■ **Job**: Leaving out every picture, quote the data below exactly as it appears.
# start of Available data
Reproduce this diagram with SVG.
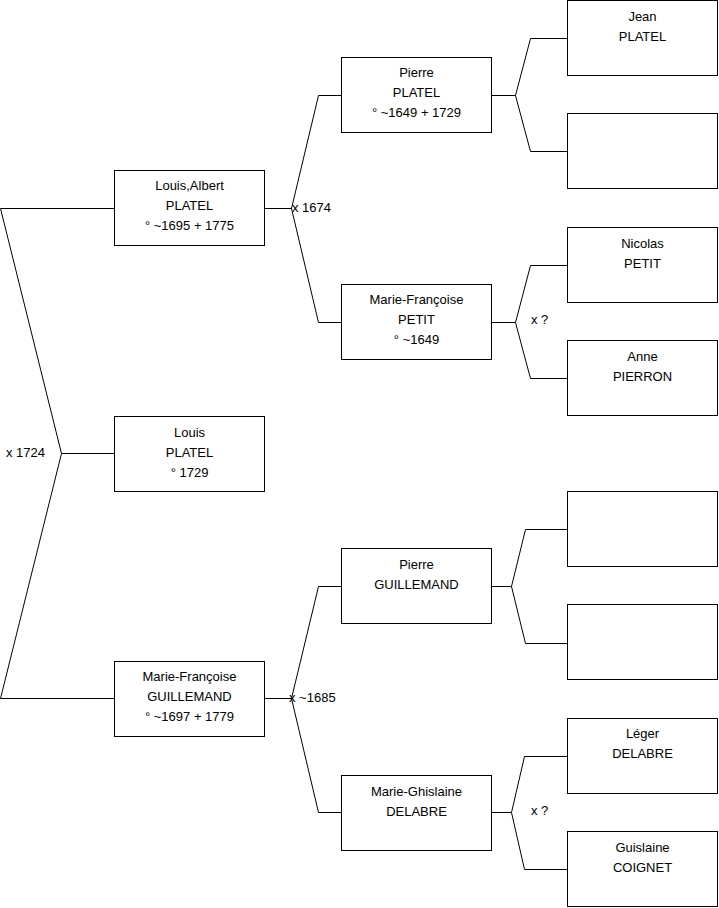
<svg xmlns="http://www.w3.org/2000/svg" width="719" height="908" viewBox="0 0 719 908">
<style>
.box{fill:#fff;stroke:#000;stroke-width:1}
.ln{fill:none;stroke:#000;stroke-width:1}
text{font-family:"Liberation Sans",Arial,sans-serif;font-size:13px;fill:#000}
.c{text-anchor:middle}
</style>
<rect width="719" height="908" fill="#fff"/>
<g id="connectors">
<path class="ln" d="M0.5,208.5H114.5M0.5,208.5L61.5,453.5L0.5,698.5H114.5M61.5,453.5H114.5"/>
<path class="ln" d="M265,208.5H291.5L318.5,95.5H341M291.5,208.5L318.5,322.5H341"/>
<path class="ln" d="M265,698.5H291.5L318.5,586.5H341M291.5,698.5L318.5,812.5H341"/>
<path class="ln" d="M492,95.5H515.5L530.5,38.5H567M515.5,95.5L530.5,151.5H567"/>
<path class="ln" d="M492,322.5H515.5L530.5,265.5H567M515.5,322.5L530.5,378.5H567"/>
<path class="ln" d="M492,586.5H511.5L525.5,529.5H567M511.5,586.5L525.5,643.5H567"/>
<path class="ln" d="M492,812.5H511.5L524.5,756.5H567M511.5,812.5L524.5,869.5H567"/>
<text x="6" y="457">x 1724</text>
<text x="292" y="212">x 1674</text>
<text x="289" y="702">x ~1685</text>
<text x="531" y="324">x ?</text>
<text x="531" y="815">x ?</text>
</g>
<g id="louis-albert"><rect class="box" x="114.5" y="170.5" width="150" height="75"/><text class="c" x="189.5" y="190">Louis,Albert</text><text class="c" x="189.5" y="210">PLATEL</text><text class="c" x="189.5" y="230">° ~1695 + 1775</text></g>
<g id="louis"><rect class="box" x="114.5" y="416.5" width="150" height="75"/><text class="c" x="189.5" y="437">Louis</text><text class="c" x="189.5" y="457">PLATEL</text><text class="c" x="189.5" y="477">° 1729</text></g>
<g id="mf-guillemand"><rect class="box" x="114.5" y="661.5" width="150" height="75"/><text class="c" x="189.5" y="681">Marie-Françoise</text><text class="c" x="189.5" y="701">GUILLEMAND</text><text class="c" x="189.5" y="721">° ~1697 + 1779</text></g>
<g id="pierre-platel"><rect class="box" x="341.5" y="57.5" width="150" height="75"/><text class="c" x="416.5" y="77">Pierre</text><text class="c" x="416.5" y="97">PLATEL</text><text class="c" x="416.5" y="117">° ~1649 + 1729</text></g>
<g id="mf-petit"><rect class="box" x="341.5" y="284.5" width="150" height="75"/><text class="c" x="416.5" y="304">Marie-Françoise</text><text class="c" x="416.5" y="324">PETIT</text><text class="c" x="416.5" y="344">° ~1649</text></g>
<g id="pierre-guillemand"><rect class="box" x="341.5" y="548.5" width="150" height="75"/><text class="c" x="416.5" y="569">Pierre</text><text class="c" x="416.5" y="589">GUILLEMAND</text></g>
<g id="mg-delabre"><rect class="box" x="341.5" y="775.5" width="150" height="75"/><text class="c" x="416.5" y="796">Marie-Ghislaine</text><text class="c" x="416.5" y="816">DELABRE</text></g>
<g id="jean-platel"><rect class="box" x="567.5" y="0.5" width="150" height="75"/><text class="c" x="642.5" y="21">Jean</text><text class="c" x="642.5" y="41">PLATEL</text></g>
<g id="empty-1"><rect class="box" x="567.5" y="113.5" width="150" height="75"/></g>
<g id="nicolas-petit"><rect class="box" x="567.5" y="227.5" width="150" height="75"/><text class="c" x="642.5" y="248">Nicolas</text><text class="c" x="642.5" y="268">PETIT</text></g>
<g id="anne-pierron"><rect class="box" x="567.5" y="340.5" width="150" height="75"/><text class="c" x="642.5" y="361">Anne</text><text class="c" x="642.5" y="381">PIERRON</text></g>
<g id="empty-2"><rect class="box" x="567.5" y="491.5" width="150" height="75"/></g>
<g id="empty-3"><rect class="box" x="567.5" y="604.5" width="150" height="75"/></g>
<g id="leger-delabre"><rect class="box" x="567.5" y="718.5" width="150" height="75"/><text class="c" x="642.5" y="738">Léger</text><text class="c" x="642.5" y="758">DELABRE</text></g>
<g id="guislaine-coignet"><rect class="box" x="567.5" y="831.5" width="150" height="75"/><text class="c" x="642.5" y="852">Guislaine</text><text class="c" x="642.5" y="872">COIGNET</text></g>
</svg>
# end of Available data
■ **The response**:
Reproduce this diagram with SVG.
<svg xmlns="http://www.w3.org/2000/svg" width="719" height="908" viewBox="0 0 719 908">
<style>
.box{fill:#fff;stroke:#000;stroke-width:1}
.ln{fill:none;stroke:#000;stroke-width:1}
text{font-family:"Liberation Sans",Arial,sans-serif;font-size:13px;fill:#000}
.c{text-anchor:middle}
</style>
<rect width="719" height="908" fill="#fff"/>
<g id="connectors">
<path class="ln" d="M0.5,208.5H114.5M0.5,208.5L61.5,453.5L0.5,698.5H114.5M61.5,453.5H114.5"/>
<path class="ln" d="M265,208.5H291.5L318.5,95.5H341M291.5,208.5L318.5,322.5H341"/>
<path class="ln" d="M265,698.5H291.5L318.5,586.5H341M291.5,698.5L318.5,812.5H341"/>
<path class="ln" d="M492,95.5H515.5L530.5,38.5H567M515.5,95.5L530.5,151.5H567"/>
<path class="ln" d="M492,322.5H515.5L530.5,265.5H567M515.5,322.5L530.5,378.5H567"/>
<path class="ln" d="M492,586.5H511.5L525.5,529.5H567M511.5,586.5L525.5,643.5H567"/>
<path class="ln" d="M492,812.5H511.5L524.5,756.5H567M511.5,812.5L524.5,869.5H567"/>
<text x="6" y="457">x 1724</text>
<text x="292" y="212">x 1674</text>
<text x="289" y="702">x ~1685</text>
<text x="531" y="324">x ?</text>
<text x="531" y="815">x ?</text>
</g>
<g id="louis-albert"><rect class="box" x="114.5" y="170.5" width="150" height="75"/><text class="c" x="189.5" y="190">Louis,Albert</text><text class="c" x="189.5" y="210">PLATEL</text><text class="c" x="189.5" y="230">° ~1695 + 1775</text></g>
<g id="louis"><rect class="box" x="114.5" y="416.5" width="150" height="75"/><text class="c" x="189.5" y="437">Louis</text><text class="c" x="189.5" y="457">PLATEL</text><text class="c" x="189.5" y="477">° 1729</text></g>
<g id="mf-guillemand"><rect class="box" x="114.5" y="661.5" width="150" height="75"/><text class="c" x="189.5" y="681">Marie-Françoise</text><text class="c" x="189.5" y="701">GUILLEMAND</text><text class="c" x="189.5" y="721">° ~1697 + 1779</text></g>
<g id="pierre-platel"><rect class="box" x="341.5" y="57.5" width="150" height="75"/><text class="c" x="416.5" y="77">Pierre</text><text class="c" x="416.5" y="97">PLATEL</text><text class="c" x="416.5" y="117">° ~1649 + 1729</text></g>
<g id="mf-petit"><rect class="box" x="341.5" y="284.5" width="150" height="75"/><text class="c" x="416.5" y="304">Marie-Françoise</text><text class="c" x="416.5" y="324">PETIT</text><text class="c" x="416.5" y="344">° ~1649</text></g>
<g id="pierre-guillemand"><rect class="box" x="341.5" y="548.5" width="150" height="75"/><text class="c" x="416.5" y="569">Pierre</text><text class="c" x="416.5" y="589">GUILLEMAND</text></g>
<g id="mg-delabre"><rect class="box" x="341.5" y="775.5" width="150" height="75"/><text class="c" x="416.5" y="796">Marie-Ghislaine</text><text class="c" x="416.5" y="816">DELABRE</text></g>
<g id="jean-platel"><rect class="box" x="567.5" y="0.5" width="150" height="75"/><text class="c" x="642.5" y="21">Jean</text><text class="c" x="642.5" y="41">PLATEL</text></g>
<g id="empty-1"><rect class="box" x="567.5" y="113.5" width="150" height="75"/></g>
<g id="nicolas-petit"><rect class="box" x="567.5" y="227.5" width="150" height="75"/><text class="c" x="642.5" y="248">Nicolas</text><text class="c" x="642.5" y="268">PETIT</text></g>
<g id="anne-pierron"><rect class="box" x="567.5" y="340.5" width="150" height="75"/><text class="c" x="642.5" y="361">Anne</text><text class="c" x="642.5" y="381">PIERRON</text></g>
<g id="empty-2"><rect class="box" x="567.5" y="491.5" width="150" height="75"/></g>
<g id="empty-3"><rect class="box" x="567.5" y="604.5" width="150" height="75"/></g>
<g id="leger-delabre"><rect class="box" x="567.5" y="718.5" width="150" height="75"/><text class="c" x="642.5" y="738">Léger</text><text class="c" x="642.5" y="758">DELABRE</text></g>
<g id="guislaine-coignet"><rect class="box" x="567.5" y="831.5" width="150" height="75"/><text class="c" x="642.5" y="852">Guislaine</text><text class="c" x="642.5" y="872">COIGNET</text></g>
</svg>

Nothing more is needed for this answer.